### What to produce
Extract each line of the material that follows exactly and omit its pictures.

--- Begin ---

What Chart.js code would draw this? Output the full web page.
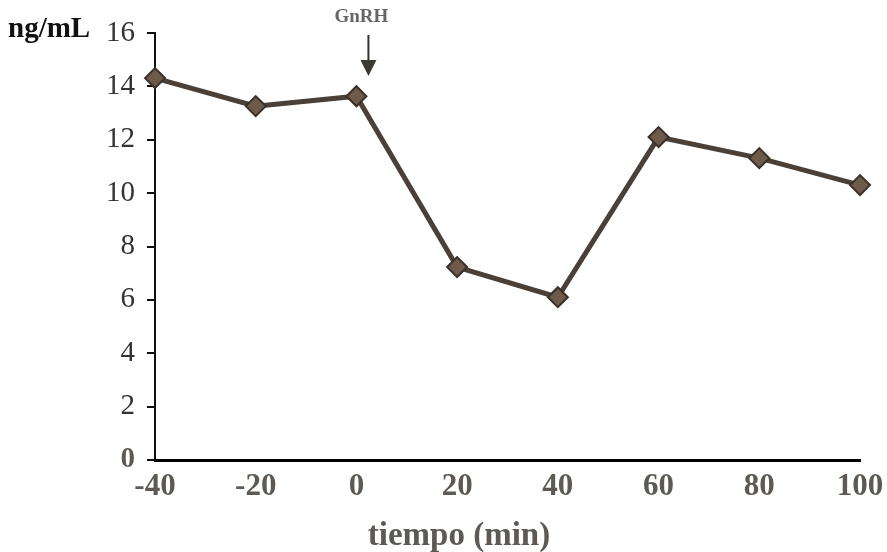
<!DOCTYPE html>
<html>
<head>
<meta charset="utf-8">
<script src="https://cdn.jsdelivr.net/npm/chart.js@4"></script>
<style>
  html, body { margin: 0; padding: 0; background: #fff; }
  canvas { display: block; }
</style>
</head>
<body>
<canvas id="chart" width="887" height="552"></canvas>
<script>
// Data
const times = [-40, -20, 0, 20, 40, 60, 80, 100];
const values = [14.31, 13.26, 13.63, 7.23, 6.10, 12.10, 11.31, 10.30];
const xTicks = [-40, -20, 0, 20, 40, 60, 80, 100];
const yTicks = [0, 2, 4, 6, 8, 10, 12, 14, 16];

const serif = '"Liberation Serif", "Times New Roman", serif';

// extra text: unit label, GnRH arrow, x title
const annotations = {
    id: 'annotations',
    afterDraw(chart) {
        const ctx = chart.ctx;
        const x = chart.scales.x;
        const y = chart.scales.y;
        ctx.save();

        ctx.fillStyle = '#111';
        ctx.font = 'bold 29px ' + serif;
        ctx.textAlign = 'left';
        ctx.textBaseline = 'middle';
        ctx.fillText('ng/mL', 8, y.getPixelForValue(16) - 3);

        // GnRH marker above time 0
        const gx = x.getPixelForValue(0) + 12;
        ctx.fillStyle = '#666';
        ctx.font = 'bold 19px ' + serif;
        ctx.textAlign = 'center';
        ctx.fillText('GnRH', gx - 7, 17);
        ctx.strokeStyle = '#333';
        ctx.lineWidth = 2;
        ctx.beginPath();
        ctx.moveTo(gx, 35);
        ctx.lineTo(gx, 62);
        ctx.stroke();
        ctx.fillStyle = '#3d3a36';
        ctx.beginPath();
        ctx.moveTo(gx - 8, 60);
        ctx.lineTo(gx + 8, 60);
        ctx.lineTo(gx, 76);
        ctx.closePath();
        ctx.fill();

        ctx.fillStyle = '#5e5954';
        ctx.font = 'bold 33px ' + serif;
        ctx.fillText('tiempo (min)', 459, 536);
        ctx.restore();
    }
};

new Chart(document.getElementById('chart'), {
    type: 'line',
    data: {
        datasets: [{
            data: times.map((t, i) => ({ x: t, y: values[i] })),
            borderColor: '#4a4037',
            borderWidth: 5,
            pointStyle: 'rectRot',
            pointRadius: 10,
            pointBackgroundColor: '#6e5a48',
            pointBorderColor: '#3a302a',
            pointBorderWidth: 2,
            tension: 0,
            clip: false
        }]
    },
    options: {
        responsive: false,
        animation: false,
        layout: { padding: { left: 0, right: 27, top: 33, bottom: 0 } },
        plugins: {
            legend: { display: false },
            tooltip: { enabled: false }
        },
        scales: {
            x: {
                type: 'linear',
                min: -40,
                max: 100,
                afterBuildTicks: s => { s.ticks = xTicks.map(v => ({ value: v })); },
                afterFit: s => { s.height = 92; },
                grid: { display: false },
                border: { display: true, color: '#000', width: 3 },
                ticks: {
                    color: '#5e5954',
                    padding: 0,
                    font: { family: serif, size: 31, weight: 'bold' }
                }
            },
            y: {
                min: 0,
                max: 16,
                afterBuildTicks: s => { s.ticks = yTicks.map(v => ({ value: v })); },
                afterFit: s => { s.width = 155; },
                grid: {
                    drawOnChartArea: false,
                    drawTicks: true,
                    tickLength: 8,
                    color: '#111',
                    lineWidth: 2
                },
                border: { display: true, color: '#111', width: 2 },
                ticks: {
                    padding: 12,
                    color: c => c.tick && c.tick.value === 0 ? '#5e5954' : '#333',
                    font: c => ({
                        family: serif,
                        size: 29,
                        weight: c.tick && c.tick.value === 0 ? 'bold' : 'normal'
                    })
                }
            }
        }
    },
    plugins: [annotations]
});
</script>
</body>
</html>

--- End ---

### Final result
What Chart.js code would draw this? Output the full web page.
<!DOCTYPE html>
<html>
<head>
<meta charset="utf-8">
<script src="https://cdn.jsdelivr.net/npm/chart.js@4"></script>
<style>
  html, body { margin: 0; padding: 0; background: #fff; }
  canvas { display: block; }
</style>
</head>
<body>
<canvas id="chart" width="887" height="552"></canvas>
<script>
// Data
const times = [-40, -20, 0, 20, 40, 60, 80, 100];
const values = [14.31, 13.26, 13.63, 7.23, 6.10, 12.10, 11.31, 10.30];
const xTicks = [-40, -20, 0, 20, 40, 60, 80, 100];
const yTicks = [0, 2, 4, 6, 8, 10, 12, 14, 16];

const serif = '"Liberation Serif", "Times New Roman", serif';

// extra text: unit label, GnRH arrow, x title
const annotations = {
    id: 'annotations',
    afterDraw(chart) {
        const ctx = chart.ctx;
        const x = chart.scales.x;
        const y = chart.scales.y;
        ctx.save();

        ctx.fillStyle = '#111';
        ctx.font = 'bold 29px ' + serif;
        ctx.textAlign = 'left';
        ctx.textBaseline = 'middle';
        ctx.fillText('ng/mL', 8, y.getPixelForValue(16) - 3);

        // GnRH marker above time 0
        const gx = x.getPixelForValue(0) + 12;
        ctx.fillStyle = '#666';
        ctx.font = 'bold 19px ' + serif;
        ctx.textAlign = 'center';
        ctx.fillText('GnRH', gx - 7, 17);
        ctx.strokeStyle = '#333';
        ctx.lineWidth = 2;
        ctx.beginPath();
        ctx.moveTo(gx, 35);
        ctx.lineTo(gx, 62);
        ctx.stroke();
        ctx.fillStyle = '#3d3a36';
        ctx.beginPath();
        ctx.moveTo(gx - 8, 60);
        ctx.lineTo(gx + 8, 60);
        ctx.lineTo(gx, 76);
        ctx.closePath();
        ctx.fill();

        ctx.fillStyle = '#5e5954';
        ctx.font = 'bold 33px ' + serif;
        ctx.fillText('tiempo (min)', 459, 536);
        ctx.restore();
    }
};

new Chart(document.getElementById('chart'), {
    type: 'line',
    data: {
        datasets: [{
            data: times.map((t, i) => ({ x: t, y: values[i] })),
            borderColor: '#4a4037',
            borderWidth: 5,
            pointStyle: 'rectRot',
            pointRadius: 10,
            pointBackgroundColor: '#6e5a48',
            pointBorderColor: '#3a302a',
            pointBorderWidth: 2,
            tension: 0,
            clip: false
        }]
    },
    options: {
        responsive: false,
        animation: false,
        layout: { padding: { left: 0, right: 27, top: 33, bottom: 0 } },
        plugins: {
            legend: { display: false },
            tooltip: { enabled: false }
        },
        scales: {
            x: {
                type: 'linear',
                min: -40,
                max: 100,
                afterBuildTicks: s => { s.ticks = xTicks.map(v => ({ value: v })); },
                afterFit: s => { s.height = 92; },
                grid: { display: false },
                border: { display: true, color: '#000', width: 3 },
                ticks: {
                    color: '#5e5954',
                    padding: 0,
                    font: { family: serif, size: 31, weight: 'bold' }
                }
            },
            y: {
                min: 0,
                max: 16,
                afterBuildTicks: s => { s.ticks = yTicks.map(v => ({ value: v })); },
                afterFit: s => { s.width = 155; },
                grid: {
                    drawOnChartArea: false,
                    drawTicks: true,
                    tickLength: 8,
                    color: '#111',
                    lineWidth: 2
                },
                border: { display: true, color: '#111', width: 2 },
                ticks: {
                    padding: 12,
                    color: c => c.tick && c.tick.value === 0 ? '#5e5954' : '#333',
                    font: c => ({
                        family: serif,
                        size: 29,
                        weight: c.tick && c.tick.value === 0 ? 'bold' : 'normal'
                    })
                }
            }
        }
    },
    plugins: [annotations]
});
</script>
</body>
</html>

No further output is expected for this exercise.